EXERCISE PROMPT. Copy exactly the lines that run from the top of the listing to the line containing "0.608, 0.608, 0.628, 0.639, 0.642, 0.642, 0.66, 0.66]", both ends included, and omit the pictures.
────────────────────
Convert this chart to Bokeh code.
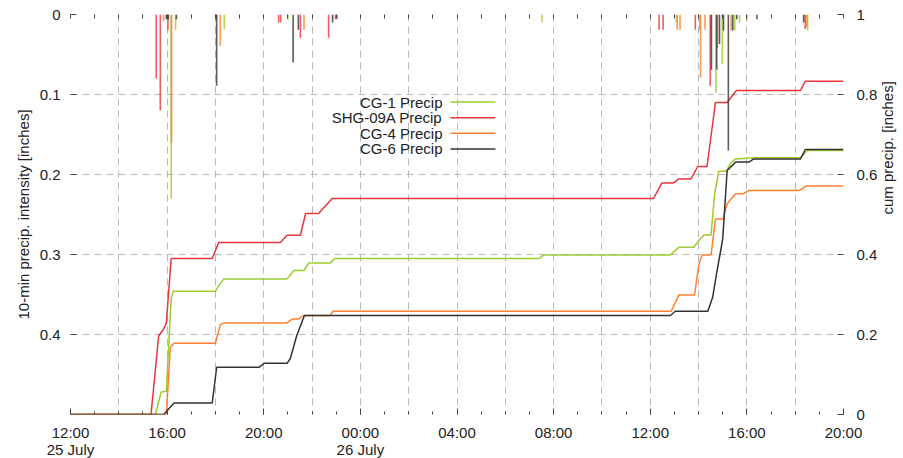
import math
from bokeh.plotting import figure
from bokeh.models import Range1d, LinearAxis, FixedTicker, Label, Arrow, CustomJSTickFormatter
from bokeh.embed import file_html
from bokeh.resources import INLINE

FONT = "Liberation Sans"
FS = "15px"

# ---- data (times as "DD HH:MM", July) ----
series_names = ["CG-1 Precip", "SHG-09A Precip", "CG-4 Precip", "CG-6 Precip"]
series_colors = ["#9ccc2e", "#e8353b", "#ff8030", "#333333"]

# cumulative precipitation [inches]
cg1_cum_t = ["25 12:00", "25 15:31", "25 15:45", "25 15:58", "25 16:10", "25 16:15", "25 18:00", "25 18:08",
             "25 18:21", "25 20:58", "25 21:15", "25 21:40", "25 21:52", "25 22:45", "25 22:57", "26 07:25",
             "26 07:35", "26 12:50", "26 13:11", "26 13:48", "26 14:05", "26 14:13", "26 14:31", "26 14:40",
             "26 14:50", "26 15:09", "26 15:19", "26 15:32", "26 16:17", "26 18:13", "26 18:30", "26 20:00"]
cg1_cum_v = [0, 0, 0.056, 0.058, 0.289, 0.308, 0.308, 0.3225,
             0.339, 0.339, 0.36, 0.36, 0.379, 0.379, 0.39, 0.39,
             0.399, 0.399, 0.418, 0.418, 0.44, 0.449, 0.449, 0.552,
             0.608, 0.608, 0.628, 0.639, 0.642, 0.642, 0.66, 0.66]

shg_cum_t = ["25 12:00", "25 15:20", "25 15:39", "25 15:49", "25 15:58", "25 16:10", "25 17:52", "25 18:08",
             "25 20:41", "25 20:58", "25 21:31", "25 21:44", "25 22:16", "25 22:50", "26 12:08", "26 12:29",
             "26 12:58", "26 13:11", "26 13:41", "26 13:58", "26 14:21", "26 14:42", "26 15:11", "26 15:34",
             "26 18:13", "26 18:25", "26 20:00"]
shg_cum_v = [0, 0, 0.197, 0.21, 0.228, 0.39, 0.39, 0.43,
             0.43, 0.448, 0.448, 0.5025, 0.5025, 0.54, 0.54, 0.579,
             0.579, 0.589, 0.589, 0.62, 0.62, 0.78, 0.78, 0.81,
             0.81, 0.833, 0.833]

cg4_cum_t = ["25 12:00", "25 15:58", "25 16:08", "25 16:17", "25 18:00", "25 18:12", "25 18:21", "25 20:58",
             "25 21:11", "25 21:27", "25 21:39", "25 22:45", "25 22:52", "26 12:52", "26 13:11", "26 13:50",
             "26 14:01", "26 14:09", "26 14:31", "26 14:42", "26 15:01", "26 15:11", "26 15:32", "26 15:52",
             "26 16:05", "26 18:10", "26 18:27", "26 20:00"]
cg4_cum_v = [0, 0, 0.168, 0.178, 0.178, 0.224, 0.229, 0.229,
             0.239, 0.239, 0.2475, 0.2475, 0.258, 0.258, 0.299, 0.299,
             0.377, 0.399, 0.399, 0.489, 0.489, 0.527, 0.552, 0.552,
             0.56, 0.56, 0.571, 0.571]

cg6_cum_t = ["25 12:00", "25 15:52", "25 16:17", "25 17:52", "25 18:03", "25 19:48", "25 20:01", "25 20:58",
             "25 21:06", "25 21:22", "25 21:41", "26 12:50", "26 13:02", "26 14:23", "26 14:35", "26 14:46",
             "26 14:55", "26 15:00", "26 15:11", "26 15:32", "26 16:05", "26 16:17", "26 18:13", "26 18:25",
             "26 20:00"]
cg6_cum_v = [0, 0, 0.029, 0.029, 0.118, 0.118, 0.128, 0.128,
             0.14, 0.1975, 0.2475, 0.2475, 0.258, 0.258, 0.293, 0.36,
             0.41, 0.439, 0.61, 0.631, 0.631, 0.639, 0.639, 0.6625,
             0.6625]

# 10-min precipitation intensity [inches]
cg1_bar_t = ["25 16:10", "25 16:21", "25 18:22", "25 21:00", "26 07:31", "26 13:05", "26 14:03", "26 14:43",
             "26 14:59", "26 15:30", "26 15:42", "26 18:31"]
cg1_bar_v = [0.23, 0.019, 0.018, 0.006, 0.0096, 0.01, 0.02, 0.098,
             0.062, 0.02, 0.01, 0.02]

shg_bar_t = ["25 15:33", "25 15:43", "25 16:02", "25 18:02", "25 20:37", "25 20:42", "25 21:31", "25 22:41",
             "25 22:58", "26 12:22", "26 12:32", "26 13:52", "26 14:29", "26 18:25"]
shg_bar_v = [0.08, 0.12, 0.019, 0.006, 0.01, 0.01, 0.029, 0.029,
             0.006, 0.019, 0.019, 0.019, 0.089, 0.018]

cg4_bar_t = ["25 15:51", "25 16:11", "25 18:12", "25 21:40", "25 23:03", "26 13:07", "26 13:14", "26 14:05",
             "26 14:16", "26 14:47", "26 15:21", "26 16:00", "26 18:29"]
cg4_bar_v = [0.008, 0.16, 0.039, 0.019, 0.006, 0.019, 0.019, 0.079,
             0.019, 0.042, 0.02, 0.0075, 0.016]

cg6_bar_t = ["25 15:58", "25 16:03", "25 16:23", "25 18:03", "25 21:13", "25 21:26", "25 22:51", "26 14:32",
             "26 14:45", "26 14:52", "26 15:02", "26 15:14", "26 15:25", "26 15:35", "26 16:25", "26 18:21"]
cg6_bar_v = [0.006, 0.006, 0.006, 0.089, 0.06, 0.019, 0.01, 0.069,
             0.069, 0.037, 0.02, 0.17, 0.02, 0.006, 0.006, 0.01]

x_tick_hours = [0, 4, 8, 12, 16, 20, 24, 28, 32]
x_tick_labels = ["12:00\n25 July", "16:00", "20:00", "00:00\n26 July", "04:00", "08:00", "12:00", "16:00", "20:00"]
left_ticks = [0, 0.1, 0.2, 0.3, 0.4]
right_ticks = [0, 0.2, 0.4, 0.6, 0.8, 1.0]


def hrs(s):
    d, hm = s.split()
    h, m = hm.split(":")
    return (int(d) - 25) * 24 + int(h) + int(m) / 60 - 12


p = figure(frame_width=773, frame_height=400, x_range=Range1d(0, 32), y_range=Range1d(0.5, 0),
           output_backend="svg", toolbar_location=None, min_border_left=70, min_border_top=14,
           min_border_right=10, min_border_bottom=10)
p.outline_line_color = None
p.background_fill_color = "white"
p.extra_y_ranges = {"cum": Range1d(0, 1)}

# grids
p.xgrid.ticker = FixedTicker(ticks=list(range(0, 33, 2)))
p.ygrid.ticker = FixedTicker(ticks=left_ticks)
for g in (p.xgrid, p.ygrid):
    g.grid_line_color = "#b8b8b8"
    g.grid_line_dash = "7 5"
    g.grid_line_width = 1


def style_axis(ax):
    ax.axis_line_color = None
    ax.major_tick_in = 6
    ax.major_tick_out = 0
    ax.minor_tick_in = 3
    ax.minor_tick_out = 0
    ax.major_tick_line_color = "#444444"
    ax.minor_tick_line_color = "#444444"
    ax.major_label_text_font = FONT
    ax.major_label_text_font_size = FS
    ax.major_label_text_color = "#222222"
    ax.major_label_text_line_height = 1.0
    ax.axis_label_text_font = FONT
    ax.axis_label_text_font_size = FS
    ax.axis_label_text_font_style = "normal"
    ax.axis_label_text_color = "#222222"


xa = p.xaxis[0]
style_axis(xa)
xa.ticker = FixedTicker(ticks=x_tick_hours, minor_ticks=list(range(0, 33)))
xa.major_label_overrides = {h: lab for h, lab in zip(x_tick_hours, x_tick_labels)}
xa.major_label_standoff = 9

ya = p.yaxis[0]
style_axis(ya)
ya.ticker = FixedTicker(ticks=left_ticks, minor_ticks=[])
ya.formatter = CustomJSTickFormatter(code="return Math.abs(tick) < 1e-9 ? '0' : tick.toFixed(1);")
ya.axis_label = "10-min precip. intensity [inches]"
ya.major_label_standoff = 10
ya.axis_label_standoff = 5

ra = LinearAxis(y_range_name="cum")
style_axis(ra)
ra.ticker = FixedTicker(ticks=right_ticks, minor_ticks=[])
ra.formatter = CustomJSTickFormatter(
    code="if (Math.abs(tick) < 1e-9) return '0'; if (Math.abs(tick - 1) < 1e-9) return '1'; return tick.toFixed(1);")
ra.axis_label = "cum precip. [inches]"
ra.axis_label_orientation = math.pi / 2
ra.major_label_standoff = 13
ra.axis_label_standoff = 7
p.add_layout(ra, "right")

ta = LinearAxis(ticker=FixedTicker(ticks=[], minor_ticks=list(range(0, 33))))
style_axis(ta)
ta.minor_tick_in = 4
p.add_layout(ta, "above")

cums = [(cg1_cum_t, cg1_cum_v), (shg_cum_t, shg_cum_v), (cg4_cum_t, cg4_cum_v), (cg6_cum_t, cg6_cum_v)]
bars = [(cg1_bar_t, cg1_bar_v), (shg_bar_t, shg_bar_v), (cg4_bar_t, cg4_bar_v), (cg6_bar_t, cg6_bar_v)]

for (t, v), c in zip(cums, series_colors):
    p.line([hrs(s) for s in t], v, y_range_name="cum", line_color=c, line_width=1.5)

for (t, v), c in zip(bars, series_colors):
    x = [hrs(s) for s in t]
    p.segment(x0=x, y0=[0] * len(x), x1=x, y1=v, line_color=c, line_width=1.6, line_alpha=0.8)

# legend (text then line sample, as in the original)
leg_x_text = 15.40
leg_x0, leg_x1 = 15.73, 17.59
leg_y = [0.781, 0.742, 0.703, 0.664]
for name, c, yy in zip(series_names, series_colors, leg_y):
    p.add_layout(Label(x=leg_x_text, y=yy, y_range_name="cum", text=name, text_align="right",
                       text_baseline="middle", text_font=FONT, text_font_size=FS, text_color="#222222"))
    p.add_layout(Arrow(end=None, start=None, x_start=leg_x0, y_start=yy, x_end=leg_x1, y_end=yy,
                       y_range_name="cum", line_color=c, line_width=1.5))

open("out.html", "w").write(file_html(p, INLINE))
────────────────────
TASK SOLUTION.
Convert this chart to Bokeh code.
import math
from bokeh.plotting import figure
from bokeh.models import Range1d, LinearAxis, FixedTicker, Label, Arrow, CustomJSTickFormatter
from bokeh.embed import file_html
from bokeh.resources import INLINE

FONT = "Liberation Sans"
FS = "15px"

# ---- data (times as "DD HH:MM", July) ----
series_names = ["CG-1 Precip", "SHG-09A Precip", "CG-4 Precip", "CG-6 Precip"]
series_colors = ["#9ccc2e", "#e8353b", "#ff8030", "#333333"]

# cumulative precipitation [inches]
cg1_cum_t = ["25 12:00", "25 15:31", "25 15:45", "25 15:58", "25 16:10", "25 16:15", "25 18:00", "25 18:08",
             "25 18:21", "25 20:58", "25 21:15", "25 21:40", "25 21:52", "25 22:45", "25 22:57", "26 07:25",
             "26 07:35", "26 12:50", "26 13:11", "26 13:48", "26 14:05", "26 14:13", "26 14:31", "26 14:40",
             "26 14:50", "26 15:09", "26 15:19", "26 15:32", "26 16:17", "26 18:13", "26 18:30", "26 20:00"]
cg1_cum_v = [0, 0, 0.056, 0.058, 0.289, 0.308, 0.308, 0.3225,
             0.339, 0.339, 0.36, 0.36, 0.379, 0.379, 0.39, 0.39,
             0.399, 0.399, 0.418, 0.418, 0.44, 0.449, 0.449, 0.552,
             0.608, 0.608, 0.628, 0.639, 0.642, 0.642, 0.66, 0.66]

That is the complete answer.